**Short problem:**
In your copy, leave out the pictures; write out all the data exactly.

#### Source excerpt

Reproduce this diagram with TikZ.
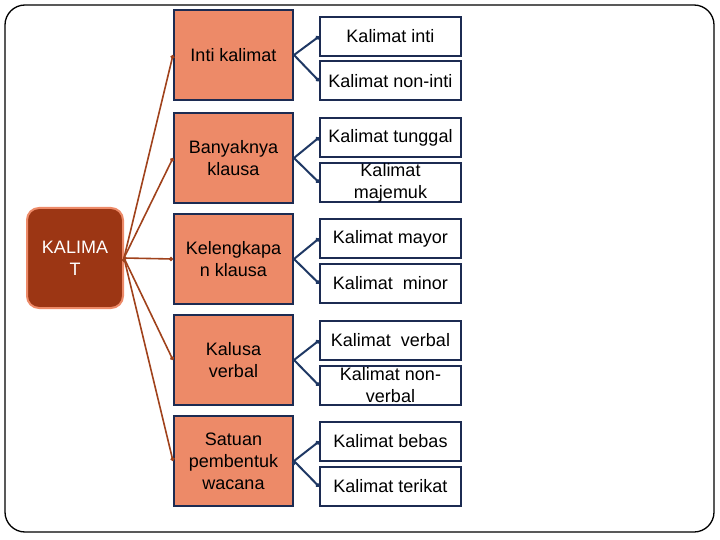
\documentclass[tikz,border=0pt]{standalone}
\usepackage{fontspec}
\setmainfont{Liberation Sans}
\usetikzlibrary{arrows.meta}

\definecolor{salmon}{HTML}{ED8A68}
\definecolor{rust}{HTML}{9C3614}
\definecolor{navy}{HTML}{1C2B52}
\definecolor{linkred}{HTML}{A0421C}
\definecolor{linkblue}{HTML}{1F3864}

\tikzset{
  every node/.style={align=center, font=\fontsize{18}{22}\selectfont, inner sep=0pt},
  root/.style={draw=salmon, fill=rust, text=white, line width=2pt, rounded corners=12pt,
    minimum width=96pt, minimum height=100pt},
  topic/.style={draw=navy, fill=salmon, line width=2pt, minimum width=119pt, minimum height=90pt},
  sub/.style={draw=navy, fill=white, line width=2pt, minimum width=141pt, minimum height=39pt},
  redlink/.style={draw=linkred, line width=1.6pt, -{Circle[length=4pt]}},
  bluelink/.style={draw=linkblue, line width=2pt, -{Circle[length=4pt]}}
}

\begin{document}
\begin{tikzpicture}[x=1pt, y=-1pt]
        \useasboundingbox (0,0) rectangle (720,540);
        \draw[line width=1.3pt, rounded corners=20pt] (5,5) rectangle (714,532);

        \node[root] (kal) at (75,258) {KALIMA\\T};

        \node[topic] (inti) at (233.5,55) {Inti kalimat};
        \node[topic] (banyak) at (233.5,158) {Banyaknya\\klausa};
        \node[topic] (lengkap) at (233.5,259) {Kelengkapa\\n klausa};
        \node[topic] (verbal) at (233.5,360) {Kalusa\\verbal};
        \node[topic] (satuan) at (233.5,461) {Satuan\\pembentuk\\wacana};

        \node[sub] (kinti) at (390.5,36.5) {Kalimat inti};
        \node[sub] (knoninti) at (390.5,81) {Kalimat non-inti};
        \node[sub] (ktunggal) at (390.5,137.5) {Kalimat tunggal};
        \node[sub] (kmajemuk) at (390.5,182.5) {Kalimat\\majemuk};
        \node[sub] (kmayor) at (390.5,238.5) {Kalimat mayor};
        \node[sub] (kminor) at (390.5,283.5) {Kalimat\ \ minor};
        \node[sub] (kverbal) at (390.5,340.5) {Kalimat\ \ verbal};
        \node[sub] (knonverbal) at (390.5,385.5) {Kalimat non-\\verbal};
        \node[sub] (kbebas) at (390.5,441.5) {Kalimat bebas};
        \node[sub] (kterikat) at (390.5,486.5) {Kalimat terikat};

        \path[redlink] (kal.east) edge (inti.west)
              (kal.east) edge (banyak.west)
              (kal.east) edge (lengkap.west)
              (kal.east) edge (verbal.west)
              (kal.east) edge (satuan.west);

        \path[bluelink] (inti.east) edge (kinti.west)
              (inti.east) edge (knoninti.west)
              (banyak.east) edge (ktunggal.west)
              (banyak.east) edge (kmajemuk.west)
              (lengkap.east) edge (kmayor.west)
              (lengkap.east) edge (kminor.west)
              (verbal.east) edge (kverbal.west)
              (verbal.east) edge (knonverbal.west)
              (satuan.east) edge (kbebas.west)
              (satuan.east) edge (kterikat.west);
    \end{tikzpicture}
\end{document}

########

**Answer to this task:**
Reproduce this diagram with TikZ.
\documentclass[tikz,border=0pt]{standalone}
\usepackage{fontspec}
\setmainfont{Liberation Sans}
\usetikzlibrary{arrows.meta}

\definecolor{salmon}{HTML}{ED8A68}
\definecolor{rust}{HTML}{9C3614}
\definecolor{navy}{HTML}{1C2B52}
\definecolor{linkred}{HTML}{A0421C}
\definecolor{linkblue}{HTML}{1F3864}

\tikzset{
  every node/.style={align=center, font=\fontsize{18}{22}\selectfont, inner sep=0pt},
  root/.style={draw=salmon, fill=rust, text=white, line width=2pt, rounded corners=12pt,
    minimum width=96pt, minimum height=100pt},
  topic/.style={draw=navy, fill=salmon, line width=2pt, minimum width=119pt, minimum height=90pt},
  sub/.style={draw=navy, fill=white, line width=2pt, minimum width=141pt, minimum height=39pt},
  redlink/.style={draw=linkred, line width=1.6pt, -{Circle[length=4pt]}},
  bluelink/.style={draw=linkblue, line width=2pt, -{Circle[length=4pt]}}
}

\begin{document}
\begin{tikzpicture}[x=1pt, y=-1pt]
        \useasboundingbox (0,0) rectangle (720,540);
        \draw[line width=1.3pt, rounded corners=20pt] (5,5) rectangle (714,532);

        \node[root] (kal) at (75,258) {KALIMA\\T};

        \node[topic] (inti) at (233.5,55) {Inti kalimat};
        \node[topic] (banyak) at (233.5,158) {Banyaknya\\klausa};
        \node[topic] (lengkap) at (233.5,259) {Kelengkapa\\n klausa};
        \node[topic] (verbal) at (233.5,360) {Kalusa\\verbal};
        \node[topic] (satuan) at (233.5,461) {Satuan\\pembentuk\\wacana};

        \node[sub] (kinti) at (390.5,36.5) {Kalimat inti};
        \node[sub] (knoninti) at (390.5,81) {Kalimat non-inti};
        \node[sub] (ktunggal) at (390.5,137.5) {Kalimat tunggal};
        \node[sub] (kmajemuk) at (390.5,182.5) {Kalimat\\majemuk};
        \node[sub] (kmayor) at (390.5,238.5) {Kalimat mayor};
        \node[sub] (kminor) at (390.5,283.5) {Kalimat\ \ minor};
        \node[sub] (kverbal) at (390.5,340.5) {Kalimat\ \ verbal};
        \node[sub] (knonverbal) at (390.5,385.5) {Kalimat non-\\verbal};
        \node[sub] (kbebas) at (390.5,441.5) {Kalimat bebas};
        \node[sub] (kterikat) at (390.5,486.5) {Kalimat terikat};

        \path[redlink] (kal.east) edge (inti.west)
              (kal.east) edge (banyak.west)
              (kal.east) edge (lengkap.west)
              (kal.east) edge (verbal.west)
              (kal.east) edge (satuan.west);

        \path[bluelink] (inti.east) edge (kinti.west)
              (inti.east) edge (knoninti.west)
              (banyak.east) edge (ktunggal.west)
              (banyak.east) edge (kmajemuk.west)
              (lengkap.east) edge (kmayor.west)
              (lengkap.east) edge (kminor.west)
              (verbal.east) edge (kverbal.west)
              (verbal.east) edge (knonverbal.west)
              (satuan.east) edge (kbebas.west)
              (satuan.east) edge (kterikat.west);
    \end{tikzpicture}
\end{document}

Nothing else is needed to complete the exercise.